Besides all five of the main actors being nominated, the film won Best Director and Best Screenplay besides Best Picture. Besides the overall drama of the character, we can't forget the backdrop of the film. The ending, with the Japanese attack on Pearl Harbor, is one of the best I have ever seen. When the fighter planes dive-bomb the barracks there is a real sense of tension and fear from the actors, and the planes come quite close to the roof of the barracks in several of the scenes. It was very well done.   

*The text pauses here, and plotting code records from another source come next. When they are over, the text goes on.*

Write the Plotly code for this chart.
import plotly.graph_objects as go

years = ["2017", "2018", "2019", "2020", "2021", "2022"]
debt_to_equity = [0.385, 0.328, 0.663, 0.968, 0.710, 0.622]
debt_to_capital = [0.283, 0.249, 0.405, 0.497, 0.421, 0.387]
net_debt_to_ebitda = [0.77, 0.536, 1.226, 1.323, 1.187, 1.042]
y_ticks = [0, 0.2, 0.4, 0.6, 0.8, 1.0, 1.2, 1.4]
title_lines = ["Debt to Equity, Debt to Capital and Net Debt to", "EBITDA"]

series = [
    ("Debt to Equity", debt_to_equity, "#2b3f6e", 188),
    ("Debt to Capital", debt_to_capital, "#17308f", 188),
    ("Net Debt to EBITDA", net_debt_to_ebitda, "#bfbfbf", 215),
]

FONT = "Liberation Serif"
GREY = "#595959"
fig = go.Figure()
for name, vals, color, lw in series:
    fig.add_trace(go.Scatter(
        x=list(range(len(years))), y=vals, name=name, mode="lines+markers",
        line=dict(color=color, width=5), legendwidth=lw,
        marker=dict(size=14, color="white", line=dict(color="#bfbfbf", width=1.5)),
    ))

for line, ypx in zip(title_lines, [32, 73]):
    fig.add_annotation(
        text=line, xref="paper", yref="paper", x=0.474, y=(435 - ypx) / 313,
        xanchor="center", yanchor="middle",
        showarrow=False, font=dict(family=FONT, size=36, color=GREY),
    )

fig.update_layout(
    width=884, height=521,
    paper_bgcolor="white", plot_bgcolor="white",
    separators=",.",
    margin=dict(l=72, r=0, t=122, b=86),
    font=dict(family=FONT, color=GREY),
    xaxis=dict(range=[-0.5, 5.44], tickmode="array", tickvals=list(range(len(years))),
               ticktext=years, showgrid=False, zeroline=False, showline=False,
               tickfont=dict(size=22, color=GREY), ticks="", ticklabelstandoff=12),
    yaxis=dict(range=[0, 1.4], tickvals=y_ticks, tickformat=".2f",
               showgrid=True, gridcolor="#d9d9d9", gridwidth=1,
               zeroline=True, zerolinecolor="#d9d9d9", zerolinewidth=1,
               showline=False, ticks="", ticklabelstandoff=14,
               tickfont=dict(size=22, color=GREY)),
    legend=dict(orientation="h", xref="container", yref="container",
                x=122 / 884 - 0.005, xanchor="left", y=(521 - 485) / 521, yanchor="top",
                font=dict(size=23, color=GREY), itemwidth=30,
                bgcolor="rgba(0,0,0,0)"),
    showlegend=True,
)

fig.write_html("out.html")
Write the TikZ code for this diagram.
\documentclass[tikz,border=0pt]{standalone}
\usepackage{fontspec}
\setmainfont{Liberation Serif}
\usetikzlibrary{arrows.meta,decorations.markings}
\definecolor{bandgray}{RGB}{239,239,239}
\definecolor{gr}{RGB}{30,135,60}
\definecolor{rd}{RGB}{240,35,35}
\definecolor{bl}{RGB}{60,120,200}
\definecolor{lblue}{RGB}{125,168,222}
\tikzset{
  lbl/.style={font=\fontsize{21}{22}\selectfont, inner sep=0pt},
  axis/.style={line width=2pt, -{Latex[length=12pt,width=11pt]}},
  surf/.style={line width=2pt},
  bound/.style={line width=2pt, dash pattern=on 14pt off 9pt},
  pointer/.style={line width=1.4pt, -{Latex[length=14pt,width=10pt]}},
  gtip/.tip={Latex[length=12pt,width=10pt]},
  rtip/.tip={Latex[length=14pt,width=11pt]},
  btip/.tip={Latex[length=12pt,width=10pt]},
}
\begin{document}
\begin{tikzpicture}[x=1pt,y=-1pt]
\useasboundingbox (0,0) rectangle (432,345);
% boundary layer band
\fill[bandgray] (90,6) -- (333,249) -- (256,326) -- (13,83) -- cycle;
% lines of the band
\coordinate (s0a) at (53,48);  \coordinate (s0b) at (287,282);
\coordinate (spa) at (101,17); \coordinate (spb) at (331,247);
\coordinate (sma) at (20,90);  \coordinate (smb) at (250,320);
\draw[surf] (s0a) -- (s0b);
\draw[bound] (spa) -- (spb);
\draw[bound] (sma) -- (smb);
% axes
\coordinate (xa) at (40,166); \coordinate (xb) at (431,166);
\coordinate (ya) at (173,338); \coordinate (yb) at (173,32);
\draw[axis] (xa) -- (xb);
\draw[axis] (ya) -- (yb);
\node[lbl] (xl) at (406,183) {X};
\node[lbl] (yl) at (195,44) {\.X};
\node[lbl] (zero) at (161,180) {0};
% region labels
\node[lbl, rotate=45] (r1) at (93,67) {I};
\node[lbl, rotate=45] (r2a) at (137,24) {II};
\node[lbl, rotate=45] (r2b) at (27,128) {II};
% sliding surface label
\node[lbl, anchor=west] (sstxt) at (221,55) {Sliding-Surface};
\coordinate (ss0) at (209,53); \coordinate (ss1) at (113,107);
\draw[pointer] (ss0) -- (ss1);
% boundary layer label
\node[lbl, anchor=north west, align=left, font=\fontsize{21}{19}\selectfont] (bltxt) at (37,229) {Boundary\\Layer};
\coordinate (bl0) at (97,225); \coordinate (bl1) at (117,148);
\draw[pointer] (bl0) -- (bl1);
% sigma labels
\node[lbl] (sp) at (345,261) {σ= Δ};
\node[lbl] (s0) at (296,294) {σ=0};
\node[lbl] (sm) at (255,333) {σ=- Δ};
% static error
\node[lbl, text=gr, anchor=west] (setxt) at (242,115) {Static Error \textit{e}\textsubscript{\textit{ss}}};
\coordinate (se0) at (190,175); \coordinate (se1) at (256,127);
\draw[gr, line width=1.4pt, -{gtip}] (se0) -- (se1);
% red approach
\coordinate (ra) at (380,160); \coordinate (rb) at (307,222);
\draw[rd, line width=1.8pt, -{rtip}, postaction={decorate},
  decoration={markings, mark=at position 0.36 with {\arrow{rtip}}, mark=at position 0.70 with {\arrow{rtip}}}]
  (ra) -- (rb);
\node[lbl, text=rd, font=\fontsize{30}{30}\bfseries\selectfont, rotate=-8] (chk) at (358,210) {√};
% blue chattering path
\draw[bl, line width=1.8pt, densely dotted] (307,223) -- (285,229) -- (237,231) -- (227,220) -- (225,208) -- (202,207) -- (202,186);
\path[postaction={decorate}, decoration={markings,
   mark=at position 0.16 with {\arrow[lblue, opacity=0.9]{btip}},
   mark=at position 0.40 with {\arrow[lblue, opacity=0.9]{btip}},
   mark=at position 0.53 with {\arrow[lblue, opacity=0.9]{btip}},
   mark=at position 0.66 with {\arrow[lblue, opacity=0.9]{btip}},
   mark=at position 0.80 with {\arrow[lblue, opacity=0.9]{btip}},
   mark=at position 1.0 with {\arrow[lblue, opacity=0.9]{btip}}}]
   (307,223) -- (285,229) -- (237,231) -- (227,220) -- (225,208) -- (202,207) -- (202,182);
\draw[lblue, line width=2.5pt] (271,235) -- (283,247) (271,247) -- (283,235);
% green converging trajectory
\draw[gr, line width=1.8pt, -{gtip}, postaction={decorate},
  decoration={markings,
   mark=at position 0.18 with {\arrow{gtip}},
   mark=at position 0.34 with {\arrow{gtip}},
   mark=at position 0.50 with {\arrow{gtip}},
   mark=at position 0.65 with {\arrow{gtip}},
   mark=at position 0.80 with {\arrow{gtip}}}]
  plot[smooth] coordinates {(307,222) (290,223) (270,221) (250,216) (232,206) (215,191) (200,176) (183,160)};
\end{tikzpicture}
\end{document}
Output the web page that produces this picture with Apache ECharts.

From Here To Eternity is a great movie, with enough comedy, drama, and pathos to fill the two hours to overflowing.If you have not seen this film and you enjoy well-acted and well-written movies, I heartily recommend From Here To Eternity.
From Here To Eternity
*Academy Award Best Picture of 1953*
Produced by Buddy Adler
Directed  by Fred Zinnemann
Screenplay by Daniel Taradash
Based on the Book by James Jones 

This looks like it is new, made for a re-release or DVD sales.
Still, it captures the important scenes and the video itself is crisp and clear.
It really gives you the feeling of the movie, although the music is awful! 

Also Nominated:
(in alphabetical order)
Julius Caesar
The Robe
Roman Holiday
I was never a big fan of the Biblical epics that seemed so popular in the Fifties, so I guess it's not a surprise that I have never seen The Robe. It's about the last robe that Jesus wore immediately before he was crucified; it stars Richard Burton. Likewise, Julius Caesar is the Shakespeare play but in the same general era; it stars Marlon Brando, believe it or not. Roman Holiday sounds like it would be a Biblical comedy, too, but it's not. It's a wonderful romantic comedy drama about a Princess who doesn't want to be a Princess. It makes me cry every time I see it. Gregory Peck, Eddie Albert, and Audrey Hepburn are all fantastic. She earns her Best Actress award for sure, even though it cost Deborah Kerr. Shane was Alan Ladd's last great film (as well as Jean Arthur's); both should have been nominated for their roles. It is a tragic drama about a good man getting caught up in a bad situation. If you haven't ever seen either of these two films, you should. I'm sure you would enjoy them.